#### SHORT PROBLEM:
Write out each line that follows exactly as it stands, without the pictures.

※

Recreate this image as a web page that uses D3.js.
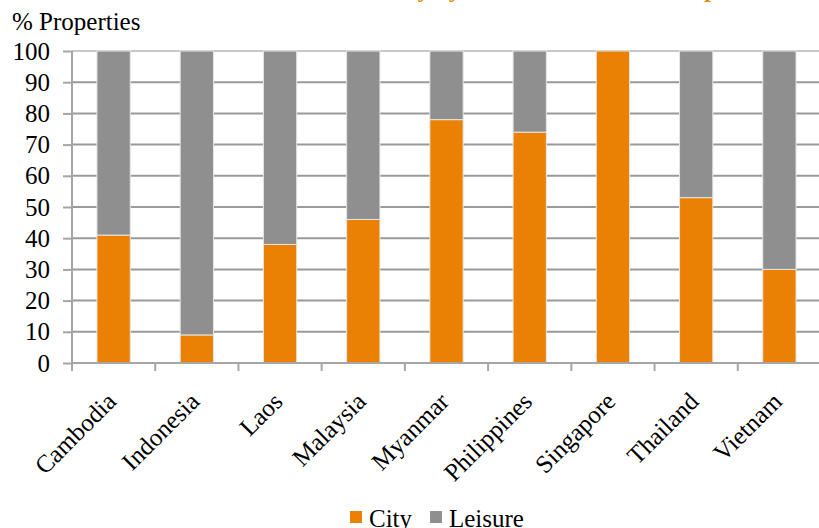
<!DOCTYPE html>
<html>
  <head>
    <style>
      body { margin: 0; background: #fff; }
      svg { display: block; font-family: "Liberation Serif", serif; }
      .grid line { stroke: #9a9a9a; stroke-width: 2; }
      .axis path, .axis line { stroke: #a6a6a6; stroke-width: 2; }
      .axis text { fill: #000; font-size: 25px; font-family: "Liberation Serif", serif; }
    </style>
  </head>
  <body>
    <svg id="chart"></svg>

    <script src="https://d3js.org/d3.v7.min.js"></script>
    <script type="text/javascript">
      const countries = ["Cambodia", "Indonesia", "Laos", "Malaysia", "Myanmar", "Philippines", "Singapore", "Thailand", "Vietnam"];
      const city = [41, 9, 38, 46, 78, 74, 100, 53, 30];
      const leisure = [59, 91, 62, 54, 22, 26, 0, 47, 70];
      const yTicks = [0, 10, 20, 30, 40, 50, 60, 70, 80, 90, 100];
      const seriesNames = ["City", "Leisure"];
      const colors = ["#ea8104", "#8f8f8f"];

      (function() {
        const width = 819, height = 528;
        const left = 72, right = 821, top = 51, bottom = 363;

        const svg = d3.select("#chart").attr("width", width).attr("height", height);

        const x = d3.scaleBand().domain(countries).range([left, right])
          .paddingInner(0.6).paddingOuter(0.3);
        const y = d3.scaleLinear().domain([0, 100]).range([bottom, top]);

        // title, mostly above the visible area (cut off in the original too)
        const title = svg.append("text")
          .attr("y", -3)
          .attr("fill", "#ea8104")
          .attr("font-weight", "bold")
          .attr("font-size", "24px")
          .text("Hotel Inventory by Urban and Leisure Properties");
        const yPos = title.node().getSubStringLength(0, "Hotel Inventory b".length);
        title.attr("x", 449 - yPos);

        // gridlines
        svg.append("g").attr("class", "grid")
          .selectAll("line").data(yTicks.slice(1, -1)).enter().append("line")
          .attr("x1", left).attr("x2", right)
          .attr("y1", d => y(d)).attr("y2", d => y(d));
        svg.append("line")
          .attr("x1", left).attr("x2", right)
          .attr("y1", y(100)).attr("y2", y(100))
          .attr("stroke", "#c8c8c8").attr("stroke-width", 2);

        // stacked bars
        const stacked = countries.map((c, i) => ({ name: c, city: city[i], leisure: leisure[i] }));
        const series = d3.stack().keys(["city", "leisure"])(stacked);

        svg.append("g").selectAll("g").data(series).enter().append("g")
          .attr("fill", (d, i) => colors[i])
          .selectAll("rect").data(d => d).enter().append("rect")
          .attr("x", d => x(d.data.name))
          .attr("width", x.bandwidth())
          .attr("y", d => y(d[1]))
          .attr("height", d => y(d[0]) - y(d[1]))
          .attr("stroke", "#e6e6e6")
          .attr("stroke-width", 1);

        // y axis
        svg.append("g").attr("class", "axis")
          .attr("transform", "translate(" + left + ",0)")
          .call(d3.axisLeft(y).tickValues(yTicks).tickSize(9).tickPadding(13))
          .call(g => g.select(".domain").attr("d", "M0," + top + "V" + bottom));

        // x axis with ticks between categories
        const xa = svg.append("g").attr("class", "axis")
          .attr("transform", "translate(0," + bottom + ")");
        xa.append("line").attr("x1", left).attr("x2", right).attr("y1", 0).attr("y2", 0);
        const step = x.step();
        xa.selectAll(".tk").data(d3.range(countries.length + 1)).enter().append("line")
          .attr("class", "tk")
          .attr("x1", i => left + i * step).attr("x2", i => left + i * step)
          .attr("y1", 0).attr("y2", 8);
        xa.selectAll(".lbl").data(countries).enter().append("text")
          .attr("class", "lbl")
          .attr("text-anchor", "end")
          .attr("transform", d => "translate(" + (x(d) + x.bandwidth() / 2 + 4) + ",40) rotate(-45)")
          .text(d => d);

        // y label
        svg.append("text")
          .attr("x", 12).attr("y", 30)
          .attr("font-size", "25px")
          .text("% Properties");

        // legend
        const legend = svg.append("g").attr("transform", "translate(350,511)");
        const item = legend.selectAll("g").data(seriesNames).enter().append("g")
          .attr("transform", (d, i) => "translate(" + (i * 80) + ",0)");
        item.append("rect").attr("width", 12).attr("height", 12).attr("fill", (d, i) => colors[i]);
        item.append("text").attr("x", 19).attr("y", 16).attr("font-size", "25px").text(d => d);
      })()
    </script>
  </body>
</html>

※

#### TASK ANSWER:
Recreate this image as a web page that uses D3.js.
<!DOCTYPE html>
<html>
  <head>
    <style>
      body { margin: 0; background: #fff; }
      svg { display: block; font-family: "Liberation Serif", serif; }
      .grid line { stroke: #9a9a9a; stroke-width: 2; }
      .axis path, .axis line { stroke: #a6a6a6; stroke-width: 2; }
      .axis text { fill: #000; font-size: 25px; font-family: "Liberation Serif", serif; }
    </style>
  </head>
  <body>
    <svg id="chart"></svg>

    <script src="https://d3js.org/d3.v7.min.js"></script>
    <script type="text/javascript">
      const countries = ["Cambodia", "Indonesia", "Laos", "Malaysia", "Myanmar", "Philippines", "Singapore", "Thailand", "Vietnam"];
      const city = [41, 9, 38, 46, 78, 74, 100, 53, 30];
      const leisure = [59, 91, 62, 54, 22, 26, 0, 47, 70];
      const yTicks = [0, 10, 20, 30, 40, 50, 60, 70, 80, 90, 100];
      const seriesNames = ["City", "Leisure"];
      const colors = ["#ea8104", "#8f8f8f"];

      (function() {
        const width = 819, height = 528;
        const left = 72, right = 821, top = 51, bottom = 363;

        const svg = d3.select("#chart").attr("width", width).attr("height", height);

        const x = d3.scaleBand().domain(countries).range([left, right])
          .paddingInner(0.6).paddingOuter(0.3);
        const y = d3.scaleLinear().domain([0, 100]).range([bottom, top]);

        // title, mostly above the visible area (cut off in the original too)
        const title = svg.append("text")
          .attr("y", -3)
          .attr("fill", "#ea8104")
          .attr("font-weight", "bold")
          .attr("font-size", "24px")
          .text("Hotel Inventory by Urban and Leisure Properties");
        const yPos = title.node().getSubStringLength(0, "Hotel Inventory b".length);
        title.attr("x", 449 - yPos);

        // gridlines
        svg.append("g").attr("class", "grid")
          .selectAll("line").data(yTicks.slice(1, -1)).enter().append("line")
          .attr("x1", left).attr("x2", right)
          .attr("y1", d => y(d)).attr("y2", d => y(d));
        svg.append("line")
          .attr("x1", left).attr("x2", right)
          .attr("y1", y(100)).attr("y2", y(100))
          .attr("stroke", "#c8c8c8").attr("stroke-width", 2);

        // stacked bars
        const stacked = countries.map((c, i) => ({ name: c, city: city[i], leisure: leisure[i] }));
        const series = d3.stack().keys(["city", "leisure"])(stacked);

        svg.append("g").selectAll("g").data(series).enter().append("g")
          .attr("fill", (d, i) => colors[i])
          .selectAll("rect").data(d => d).enter().append("rect")
          .attr("x", d => x(d.data.name))
          .attr("width", x.bandwidth())
          .attr("y", d => y(d[1]))
          .attr("height", d => y(d[0]) - y(d[1]))
          .attr("stroke", "#e6e6e6")
          .attr("stroke-width", 1);

        // y axis
        svg.append("g").attr("class", "axis")
          .attr("transform", "translate(" + left + ",0)")
          .call(d3.axisLeft(y).tickValues(yTicks).tickSize(9).tickPadding(13))
          .call(g => g.select(".domain").attr("d", "M0," + top + "V" + bottom));

        // x axis with ticks between categories
        const xa = svg.append("g").attr("class", "axis")
          .attr("transform", "translate(0," + bottom + ")");
        xa.append("line").attr("x1", left).attr("x2", right).attr("y1", 0).attr("y2", 0);
        const step = x.step();
        xa.selectAll(".tk").data(d3.range(countries.length + 1)).enter().append("line")
          .attr("class", "tk")
          .attr("x1", i => left + i * step).attr("x2", i => left + i * step)
          .attr("y1", 0).attr("y2", 8);
        xa.selectAll(".lbl").data(countries).enter().append("text")
          .attr("class", "lbl")
          .attr("text-anchor", "end")
          .attr("transform", d => "translate(" + (x(d) + x.bandwidth() / 2 + 4) + ",40) rotate(-45)")
          .text(d => d);

        // y label
        svg.append("text")
          .attr("x", 12).attr("y", 30)
          .attr("font-size", "25px")
          .text("% Properties");

        // legend
        const legend = svg.append("g").attr("transform", "translate(350,511)");
        const item = legend.selectAll("g").data(seriesNames).enter().append("g")
          .attr("transform", (d, i) => "translate(" + (i * 80) + ",0)");
        item.append("rect").attr("width", 12).attr("height", 12).attr("fill", (d, i) => colors[i]);
        item.append("text").attr("x", 19).attr("y", 16).attr("font-size", "25px").text(d => d);
      })()
    </script>
  </body>
</html>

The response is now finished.